Au coeur des « niches parlementaires » des députés RN et bientôt LFI, l’abrogation de cette réforme est souhaitée par une majorité de Français, selon divers sondages. Environ 57% des Français y sont ainsi toujours opposés (63% parmi les non-retraités), selon un baromètre Odoxa, début octobre.
– Christine, 61 ans: « c’est injuste » –
Aide-soignante en Alsace dans un Ehpad privé, Christine Faure a « déjà cumulé tous les trimestres » de cotisations nécessaires. Après une estimation en 2018, elle s’attendait « à partir au 1er août 2025 ». Mais la réforme va repousser son départ de neuf mois.
« Aujourd’hui c’est déjà très dur. J’ai mal partout, je suis usée, sous anti-douleurs en permanence. Le médecin me dit qu’il n’y a rien à faire, à part s’arrêter », soupire-t-elle.
« Pour soulever, déplacer une personne de 80 kg, il faut de la force. Mentalement, on est face à la mort, à la souffrance. J’aime mon métier, mais j’ai beaucoup donné. Dans un an et huit mois… Je ne sais pas dans quel état je serai », s’inquiète-t-elle.
« J’ai tenté de changer de métier, postulé (comme superviseur) dans le service à la personne. J’ai même fait un BTS à 60 ans ! Mais personne ne m’embauche. La carrière longue je n’y ai pas droit, parce que j’ai travaillé huit ans en Suisse ».
« Dans le public, les aide-soignants partent plus tôt. C’est injuste », ajoute-t-elle. « Pourquoi n’avons-nous pas les mêmes droits ? »
– Valérie, 60 ans: pénalisée par « les accidents de la vie » –
Encadrante éducative dans la protection de l’enfance dans les Bouches-du-Rhône, et ex-salariée dans la restauration rapide, Valérie Charrier a commencé à travailler à 17 ans et pensait s’arrêter à 60 ans pour carrière longue.
« Finalement je n’y ai pas droit, à cause des aléas de la vie », déplore cette « gilet jaune », mère de cinq enfants.
« J’ai perdu l’un de mes jumeaux, l’autre a eu de graves problèmes de santé. J’ai dû prendre un congé parental de deux ans et deux congés pour enfant malade.

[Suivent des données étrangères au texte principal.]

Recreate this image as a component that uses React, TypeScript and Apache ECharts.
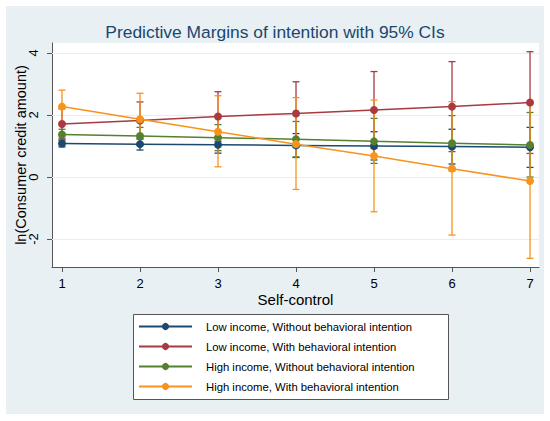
import React, { useEffect, useRef } from "react";
import * as echarts from "echarts";

const selfControl = [1, 2, 3, 4, 5, 6, 7];
const xTickLabels = [1, 2, 3, 4, 5, 6, 7];
const yTickLabels = [-2, 0, 2, 4];

const seriesNames = [
  "Low income, Without behavioral intention",
  "Low income, With behavioral intention",
  "High income, Without behavioral intention",
  "High income, With behavioral intention",
];

const lowWithout = [1.08, 1.06, 1.04, 1.02, 1.0, 0.98, 0.96];
const lowWithoutLo = [0.97, 0.87, 0.77, 0.63, 0.55, 0.42, 0.31];
const lowWithoutHi = [1.19, 1.24, 1.3, 1.4, 1.46, 1.54, 1.6];

const lowWith = [1.71, 1.82, 1.95, 2.05, 2.16, 2.27, 2.4];
const lowWithLo = [1.25, 1.22, 1.15, 1.03, 0.92, 0.82, 0.76];
const lowWithHi = [2.2, 2.42, 2.75, 3.07, 3.4, 3.72, 4.04];

const highWithout = [1.37, 1.32, 1.27, 1.22, 1.15, 1.09, 1.03];
const highWithoutLo = [1.2, 1.04, 0.85, 0.65, 0.44, 0.2, 0.0];
const highWithoutHi = [1.54, 1.6, 1.69, 1.79, 1.89, 1.98, 2.08];

const highWith = [2.27, 1.86, 1.46, 1.06, 0.68, 0.27, -0.13];
const highWithLo = [1.74, 1.02, 0.33, -0.4, -1.12, -1.87, -2.62];
const highWithHi = [2.8, 2.7, 2.62, 2.56, 2.48, 2.43, 2.38];

const colors = ["#1a4a72", "#a83a40", "#55802f", "#f7941d"];

const FONT = "Liberation Sans, Arial, Helvetica, sans-serif";

export default function App() {
  const ref = useRef<HTMLDivElement>(null);

  useEffect(() => {
    if (!ref.current) return;
    const chart = echarts.init(ref.current, undefined, { renderer: "svg" });

    const means = [lowWithout, lowWith, highWithout, highWith];
    const los = [lowWithoutLo, lowWithLo, highWithoutLo, highWithLo];
    const his = [lowWithoutHi, lowWithHi, highWithoutHi, highWithHi];

    const ciSeries = means.map((_, i) => ({
      type: "custom",
      name: "ci" + i,
      z: 2,
      silent: true,
      encode: { x: 0, y: [1, 2] },
      data: selfControl.map((x, j) => [x, los[i][j], his[i][j]]),
      renderItem: (params: any, api: any) => {
        const x = api.value(0);
        const lo = api.coord([x, api.value(1)]);
        const hi = api.coord([x, api.value(2)]);
        const cap = 3.5;
        const style = { stroke: colors[i], lineWidth: 1.3, fill: "none" };
        return {
          type: "group",
          children: [
            { type: "line", shape: { x1: lo[0], y1: lo[1], x2: hi[0], y2: hi[1] }, style },
            { type: "line", shape: { x1: lo[0] - cap, y1: lo[1], x2: lo[0] + cap, y2: lo[1] }, style },
            { type: "line", shape: { x1: hi[0] - cap, y1: hi[1], x2: hi[0] + cap, y2: hi[1] }, style },
          ],
        };
      },
    }));

    const lineSeries = means.map((m, i) => ({
      type: "line",
      name: seriesNames[i],
      z: 3,
      data: selfControl.map((x, j) => [x, m[j]]),
      symbol: "circle",
      symbolSize: 8,
      showSymbol: true,
      lineStyle: { color: colors[i], width: 1.5 },
      itemStyle: { color: colors[i] },
      ...(i === 0
        ? {
            markLine: {
              silent: true,
              symbol: "none",
              z: 1,
              label: { show: false },
              lineStyle: { color: "#e6eef2", width: 1, type: "solid" },
              data: yTickLabels.map((v) => ({ yAxis: v })),
            },
          }
        : {}),
    }));

    chart.setOption({
      animation: false,
      backgroundColor: "#ffffff",
      textStyle: { fontFamily: FONT },
      title: {
        text: "Predictive Margins of intention with 95% CIs",
        left: "center",
        top: 18,
        textStyle: { color: "#1a476f", fontSize: 17.4, fontWeight: "normal", fontFamily: FONT },
      },
      graphic: [
        {
          type: "rect",
          z: -10,
          silent: true,
          shape: { x: 6, y: 6, width: 538, height: 408 },
          style: { fill: "#e8f0f4" },
        },
        {
          type: "rect",
          z: -5,
          silent: true,
          shape: { x: 133.5, y: 314.5, width: 315, height: 85 },
          style: { fill: "#ffffff", stroke: "#555", lineWidth: 1 },
        },
      ],
      grid: {
        left: 52,
        top: 43,
        width: 487,
        height: 224,
        show: true,
        backgroundColor: "#ffffff",
        borderWidth: 0,
        containLabel: false,
        outerBoundsMode: "none",
      },
      xAxis: {
        type: "value",
        min: 0.872,
        max: 7.115,
        name: "Self-control",
        nameLocation: "middle",
        nameGap: 25,
        nameMoveOverlap: false,
        nameTextStyle: { fontSize: 15, color: "#000", fontFamily: FONT },
        axisLine: { show: true, onZero: false, lineStyle: { color: "#555", width: 1 } },
        axisTick: { show: true, inside: false, length: 5, lineStyle: { color: "#555" }, customValues: xTickLabels },
        axisLabel: { customValues: xTickLabels, fontSize: 13, color: "#000", margin: 10, fontFamily: FONT },
        splitLine: { show: false },
      },
      yAxis: {
        type: "value",
        min: -2.9,
        max: 4.32,
        name: "ln(Consumer credit amount)",
        nameLocation: "middle",
        nameGap: 24,
        nameMoveOverlap: false,
        nameTextStyle: { fontSize: 14.5, color: "#000", fontFamily: FONT },
        axisLine: { show: true, onZero: false, lineStyle: { color: "#555", width: 1 } },
        axisTick: { show: true, inside: false, length: 5, lineStyle: { color: "#555" }, customValues: yTickLabels },
        axisLabel: { customValues: yTickLabels, rotate: 90, fontSize: 13, color: "#000", margin: 12, fontFamily: FONT },
        splitLine: { show: false },
      },
      legend: {
        show: true,
        orient: "vertical",
        left: 133,
        top: 314,
        data: seriesNames,
        itemWidth: 53,
        itemHeight: 9,
        itemGap: 9,
        padding: [7, 5, 5, 5],
        backgroundColor: "transparent",
        borderWidth: 0,
        selectedMode: false,
        textStyle: { fontSize: 11.3, color: "#000", fontFamily: FONT, padding: [0, 0, 0, 9] },
      },
      series: [...ciSeries, ...lineSeries],
    });

    return () => chart.dispose();
  }, []);

  return (
    <div style={{ position: "fixed", left: 0, top: 0, width: 550, height: 421, background: "#fff" }}>
      <div ref={ref} style={{ width: 550, height: 421 }} />
    </div>
  );
}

J’ai aussi eu un arrêt de deux mois pour burn-out, mais jamais d’autre interruption », détaille-t-elle. « Résultat, pas de carrière longue. Je devrai partir à 63 ans… Avec 222 trimestres (172 sont nécessaires) ».

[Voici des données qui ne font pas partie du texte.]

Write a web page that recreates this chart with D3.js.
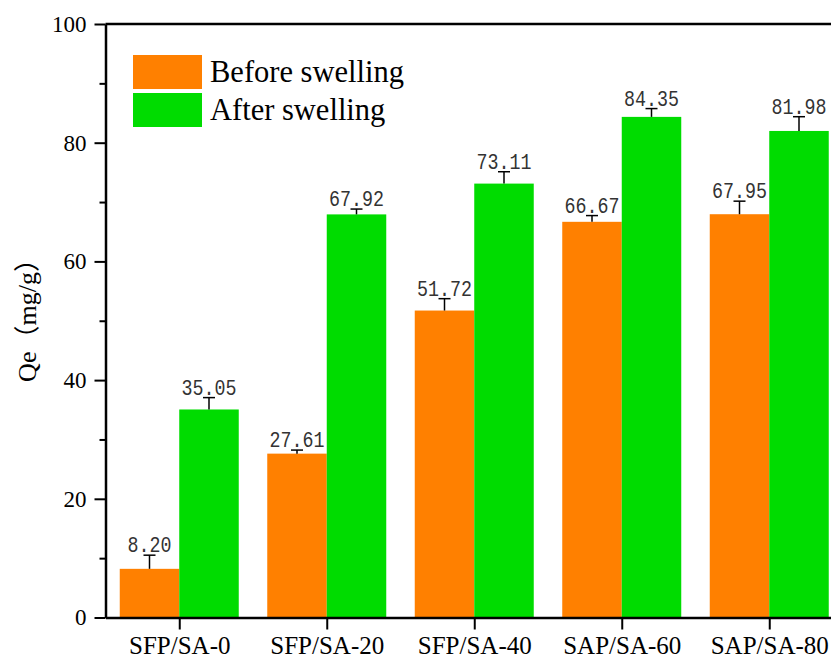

« Beaucoup de femmes ont travaillé dur tout en élevant des enfants. En cas d’accident de la vie, c’est souvent la mère qui s’y colle. Ce n’est pas pris en compte », dénonce Valérie.
« Cette réforme me met très en colère, surtout pour ceux qui ont des métiers manuels, astreignants: ménage, restauration, mécanique… Mon mari a toujours fait des travaux physiques – notamment dans l’industrie – et a les deux genoux morts. A 62 ans, il devra bosser encore deux ans ».
– Fabrice, 56 ans: « anéanti physiquement » –
Fabrice Baye, ouvrier chez Alstom-Crespin (Nord), attendait déjà avec impatience sa retraite à 62 ans, après plus de vingt ans d’usine, « 80% du temps à genoux », sur des lignes « non robotisées » imposant des « mouvements répétitifs, des charges lourdes ». Suite à la réforme, sa caisse de retraite lui a annoncé qu’il ne partirait qu’à 64 ans, en juin 2032.
« Je ne pourrai pas en profiter, je serai éclaté. Je suis déjà anéanti physiquement », déplore-t-il, victime de « crises de lombosciatique » (inflammation du bas du dos), qui le contraignent à « des arrêts maladie deux fois par an ».
« Bosser sur des trains, c’est travailler sur trois niveaux: monter, descendre des escaliers. Je fais 18 km par jour », ajoute-t-il.
« Dans l’usine, beaucoup d’ouvriers ont des troubles musculo-squelettiques, reconnus comme maladies professionnelles, mais on n’est pas inclus dans les critères de pénibilité. Même les collègues de la chaudronnerie qui tapent sur des masses », dénonce ce représentant syndical SUD-Industrie.
Depuis cette réforme, « on se sent trahis, méprisés. La pénibilité devait être prise en compte, mais c’était un tissu de mensonges. Mes grands-parents se sont battus pour ces acquis sociaux qu’on nous retire », fulmine-t-il, fustigeant « une régression inédite » et un président « qui s’en fout des ouvriers ».